== YOUR GOAL ==
Retype every line from the start of the data down to and including the line with "inner xsep=5pt, text=black!85]". Skip the pictures.

..............................

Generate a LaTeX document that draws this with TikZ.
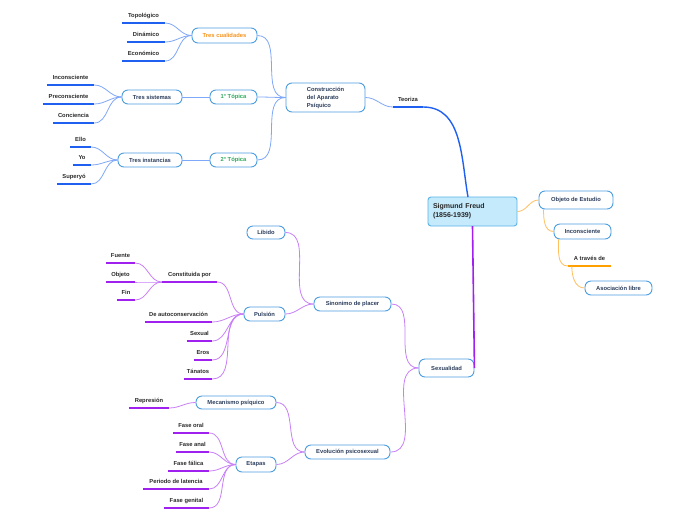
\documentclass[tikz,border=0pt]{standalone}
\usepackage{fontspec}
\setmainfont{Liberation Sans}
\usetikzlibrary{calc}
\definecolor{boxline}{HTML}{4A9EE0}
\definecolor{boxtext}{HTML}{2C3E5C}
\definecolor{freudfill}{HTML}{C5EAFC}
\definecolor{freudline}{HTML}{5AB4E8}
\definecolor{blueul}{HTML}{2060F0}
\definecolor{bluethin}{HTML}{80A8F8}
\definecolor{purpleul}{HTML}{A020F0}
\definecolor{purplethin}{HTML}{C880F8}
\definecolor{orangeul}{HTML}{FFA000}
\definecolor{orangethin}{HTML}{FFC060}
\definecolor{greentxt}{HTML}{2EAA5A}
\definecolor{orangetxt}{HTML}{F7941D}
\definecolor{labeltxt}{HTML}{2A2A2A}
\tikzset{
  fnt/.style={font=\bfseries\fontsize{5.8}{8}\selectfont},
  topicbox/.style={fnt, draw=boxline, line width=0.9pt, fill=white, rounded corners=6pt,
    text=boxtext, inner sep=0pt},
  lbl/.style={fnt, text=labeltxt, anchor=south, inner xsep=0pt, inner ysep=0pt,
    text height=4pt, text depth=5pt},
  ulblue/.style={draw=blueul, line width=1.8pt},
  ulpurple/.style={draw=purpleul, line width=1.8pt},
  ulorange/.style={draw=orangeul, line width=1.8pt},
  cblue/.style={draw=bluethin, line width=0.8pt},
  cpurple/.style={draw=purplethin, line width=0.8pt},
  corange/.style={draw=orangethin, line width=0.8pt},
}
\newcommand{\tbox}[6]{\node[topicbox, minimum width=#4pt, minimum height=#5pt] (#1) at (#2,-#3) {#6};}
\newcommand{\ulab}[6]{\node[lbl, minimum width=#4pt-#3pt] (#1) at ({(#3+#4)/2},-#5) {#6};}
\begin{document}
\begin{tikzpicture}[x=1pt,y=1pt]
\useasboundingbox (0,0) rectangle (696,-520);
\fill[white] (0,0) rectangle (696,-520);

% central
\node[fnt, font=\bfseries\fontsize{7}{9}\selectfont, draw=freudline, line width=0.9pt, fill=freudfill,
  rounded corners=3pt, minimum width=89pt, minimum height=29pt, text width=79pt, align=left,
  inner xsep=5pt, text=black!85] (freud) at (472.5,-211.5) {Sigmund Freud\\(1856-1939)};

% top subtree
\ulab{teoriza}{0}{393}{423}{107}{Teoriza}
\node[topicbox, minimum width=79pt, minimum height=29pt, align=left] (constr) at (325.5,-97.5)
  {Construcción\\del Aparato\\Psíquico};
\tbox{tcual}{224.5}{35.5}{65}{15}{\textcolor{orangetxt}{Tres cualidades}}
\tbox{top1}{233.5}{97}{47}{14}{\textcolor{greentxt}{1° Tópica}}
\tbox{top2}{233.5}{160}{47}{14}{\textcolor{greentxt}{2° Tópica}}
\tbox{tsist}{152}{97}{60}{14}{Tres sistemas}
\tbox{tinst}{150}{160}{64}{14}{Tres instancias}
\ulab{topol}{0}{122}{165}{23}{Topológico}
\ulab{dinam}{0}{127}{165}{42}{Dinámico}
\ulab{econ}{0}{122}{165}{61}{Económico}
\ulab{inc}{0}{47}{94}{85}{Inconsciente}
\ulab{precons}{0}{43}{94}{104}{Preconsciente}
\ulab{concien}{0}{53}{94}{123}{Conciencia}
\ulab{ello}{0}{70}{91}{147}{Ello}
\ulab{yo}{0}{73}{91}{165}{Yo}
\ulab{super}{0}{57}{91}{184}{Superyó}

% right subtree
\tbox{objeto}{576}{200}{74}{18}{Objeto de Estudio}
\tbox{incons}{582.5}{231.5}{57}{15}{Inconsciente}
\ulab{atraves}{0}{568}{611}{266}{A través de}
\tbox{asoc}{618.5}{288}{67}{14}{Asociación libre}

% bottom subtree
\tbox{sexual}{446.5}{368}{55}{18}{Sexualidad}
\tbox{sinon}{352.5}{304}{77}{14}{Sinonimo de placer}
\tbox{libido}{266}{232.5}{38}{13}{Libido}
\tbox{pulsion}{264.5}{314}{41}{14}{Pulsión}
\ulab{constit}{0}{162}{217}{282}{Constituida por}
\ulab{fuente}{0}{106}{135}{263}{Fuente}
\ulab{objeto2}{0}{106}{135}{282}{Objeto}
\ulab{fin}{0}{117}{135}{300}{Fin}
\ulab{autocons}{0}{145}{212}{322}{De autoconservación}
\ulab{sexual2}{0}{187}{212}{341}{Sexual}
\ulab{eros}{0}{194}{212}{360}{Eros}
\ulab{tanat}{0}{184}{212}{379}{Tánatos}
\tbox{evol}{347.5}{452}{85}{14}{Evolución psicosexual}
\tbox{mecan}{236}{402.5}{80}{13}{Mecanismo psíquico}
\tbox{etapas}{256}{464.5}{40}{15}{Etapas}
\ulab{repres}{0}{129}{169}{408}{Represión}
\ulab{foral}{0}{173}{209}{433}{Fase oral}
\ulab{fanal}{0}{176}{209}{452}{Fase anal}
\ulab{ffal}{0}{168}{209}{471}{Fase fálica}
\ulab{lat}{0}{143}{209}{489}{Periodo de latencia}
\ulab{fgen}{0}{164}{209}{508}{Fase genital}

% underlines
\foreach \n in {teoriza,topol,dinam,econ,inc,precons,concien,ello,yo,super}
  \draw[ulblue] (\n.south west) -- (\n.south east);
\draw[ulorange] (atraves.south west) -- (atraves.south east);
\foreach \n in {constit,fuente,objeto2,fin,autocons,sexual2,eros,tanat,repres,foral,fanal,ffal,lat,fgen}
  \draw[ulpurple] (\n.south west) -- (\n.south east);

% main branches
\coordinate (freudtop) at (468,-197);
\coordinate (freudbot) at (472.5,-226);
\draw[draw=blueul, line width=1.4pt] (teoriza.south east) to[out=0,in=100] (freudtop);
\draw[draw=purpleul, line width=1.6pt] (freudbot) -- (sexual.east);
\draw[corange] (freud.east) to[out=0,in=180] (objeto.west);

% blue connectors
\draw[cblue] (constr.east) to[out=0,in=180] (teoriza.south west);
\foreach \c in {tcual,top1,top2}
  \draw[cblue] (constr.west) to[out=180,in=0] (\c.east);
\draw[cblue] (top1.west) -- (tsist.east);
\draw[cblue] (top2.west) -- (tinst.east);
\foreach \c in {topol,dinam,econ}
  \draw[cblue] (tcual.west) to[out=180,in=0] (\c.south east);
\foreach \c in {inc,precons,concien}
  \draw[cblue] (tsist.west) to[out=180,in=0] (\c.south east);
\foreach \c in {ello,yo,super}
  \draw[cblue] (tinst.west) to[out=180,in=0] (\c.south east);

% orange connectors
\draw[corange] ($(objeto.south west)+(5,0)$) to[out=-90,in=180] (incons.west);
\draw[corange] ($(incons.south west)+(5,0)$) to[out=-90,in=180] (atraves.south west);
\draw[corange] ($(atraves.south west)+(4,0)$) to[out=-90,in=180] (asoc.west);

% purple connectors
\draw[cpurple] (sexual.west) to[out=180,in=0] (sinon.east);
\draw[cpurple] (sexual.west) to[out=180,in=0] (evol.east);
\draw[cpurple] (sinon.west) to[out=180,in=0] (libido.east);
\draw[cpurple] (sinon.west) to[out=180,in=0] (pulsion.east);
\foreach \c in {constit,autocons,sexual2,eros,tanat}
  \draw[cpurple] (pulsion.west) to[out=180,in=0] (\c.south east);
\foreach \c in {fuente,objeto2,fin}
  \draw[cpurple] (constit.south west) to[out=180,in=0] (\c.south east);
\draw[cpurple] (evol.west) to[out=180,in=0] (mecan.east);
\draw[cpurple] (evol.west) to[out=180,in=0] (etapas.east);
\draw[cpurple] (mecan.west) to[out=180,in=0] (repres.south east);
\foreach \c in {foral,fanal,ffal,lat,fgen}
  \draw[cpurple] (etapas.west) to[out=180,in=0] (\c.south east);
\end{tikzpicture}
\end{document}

..............................

== THE RESULT ==
Generate a LaTeX document that draws this with TikZ.
\documentclass[tikz,border=0pt]{standalone}
\usepackage{fontspec}
\setmainfont{Liberation Sans}
\usetikzlibrary{calc}
\definecolor{boxline}{HTML}{4A9EE0}
\definecolor{boxtext}{HTML}{2C3E5C}
\definecolor{freudfill}{HTML}{C5EAFC}
\definecolor{freudline}{HTML}{5AB4E8}
\definecolor{blueul}{HTML}{2060F0}
\definecolor{bluethin}{HTML}{80A8F8}
\definecolor{purpleul}{HTML}{A020F0}
\definecolor{purplethin}{HTML}{C880F8}
\definecolor{orangeul}{HTML}{FFA000}
\definecolor{orangethin}{HTML}{FFC060}
\definecolor{greentxt}{HTML}{2EAA5A}
\definecolor{orangetxt}{HTML}{F7941D}
\definecolor{labeltxt}{HTML}{2A2A2A}
\tikzset{
  fnt/.style={font=\bfseries\fontsize{5.8}{8}\selectfont},
  topicbox/.style={fnt, draw=boxline, line width=0.9pt, fill=white, rounded corners=6pt,
    text=boxtext, inner sep=0pt},
  lbl/.style={fnt, text=labeltxt, anchor=south, inner xsep=0pt, inner ysep=0pt,
    text height=4pt, text depth=5pt},
  ulblue/.style={draw=blueul, line width=1.8pt},
  ulpurple/.style={draw=purpleul, line width=1.8pt},
  ulorange/.style={draw=orangeul, line width=1.8pt},
  cblue/.style={draw=bluethin, line width=0.8pt},
  cpurple/.style={draw=purplethin, line width=0.8pt},
  corange/.style={draw=orangethin, line width=0.8pt},
}
\newcommand{\tbox}[6]{\node[topicbox, minimum width=#4pt, minimum height=#5pt] (#1) at (#2,-#3) {#6};}
\newcommand{\ulab}[6]{\node[lbl, minimum width=#4pt-#3pt] (#1) at ({(#3+#4)/2},-#5) {#6};}
\begin{document}
\begin{tikzpicture}[x=1pt,y=1pt]
\useasboundingbox (0,0) rectangle (696,-520);
\fill[white] (0,0) rectangle (696,-520);

% central
\node[fnt, font=\bfseries\fontsize{7}{9}\selectfont, draw=freudline, line width=0.9pt, fill=freudfill,
  rounded corners=3pt, minimum width=89pt, minimum height=29pt, text width=79pt, align=left,
  inner xsep=5pt, text=black!85] (freud) at (472.5,-211.5) {Sigmund Freud\\(1856-1939)};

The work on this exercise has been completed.